Does Any Of This Matter?
My friend Ben Hunt over at Epsilon Theory has been pretty negative about the BTC ETF phenomenon, and I myself wrote a whole thing on how the ETF does nothing to advance the BTC ethos other than create more scale potentially.
But here’s the thing: the very fact that I could even go down this rabbithole on a Saturday morning is proof that in fact it does matter that we’ve created these first little footbridges between the BIG IDEA of Bitcoin and DeFi, and the staid old world of TradFi. I think “how do you deal unexpected value from digital assets in a legal structure like a grantor trust ETF” is an interesting conversation, if only for it’s poignancy in in illustrating the bizarre, byzantine and entirely made up system of modern finance.
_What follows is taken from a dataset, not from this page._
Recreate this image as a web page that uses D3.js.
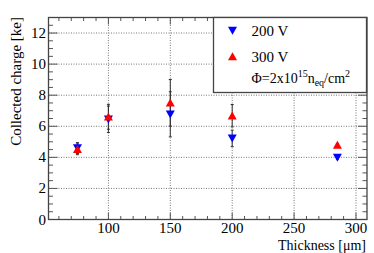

The technology and possibility of Crypto have fascinated me since the dawn. Here in the mid-day of crypto, I continue to believe the actual, most important, most interesting dialog is about how the possible interacts with the now. Our legal system (particularly the U.S. legal system) is still just starting to wrestle with the most important parts of the possible — in Crypto, in AI, in Robotics, in communications.
Weirdness like the above is an important step in that wrestling match. My take away is that it’s cool that we do have answers — pretty good ones — to all of the above questions, partly because the ETF corner of the legal system is finely, finely honed and has been through the flames for 30 years. It’s just as imaginary as every other social construct, but in this case, it’s a pretty useful imaginary social construct.
We can lament “financializing” crypto, but that ship sailed a long time ago. I for one plan to learn from the bridge-building (and bridge-maintainance,) not root for collapse.
(I could be wrong about some of the above, in which case, drop me a comment! I learn more from being wrong than being right!)
This is all very helpful for understanding the "how" donating Bitcoin to an ETF can happen. I'm still lost on the "why," though. What would possess someone to just... give money to an ETF without expecting shares in return? If you wanted to be philanthropic for crypto causes, surely there are other ways than by handing an ETF your loose change? What am I missing?
Great write up on this fast moving corner of the ETF world.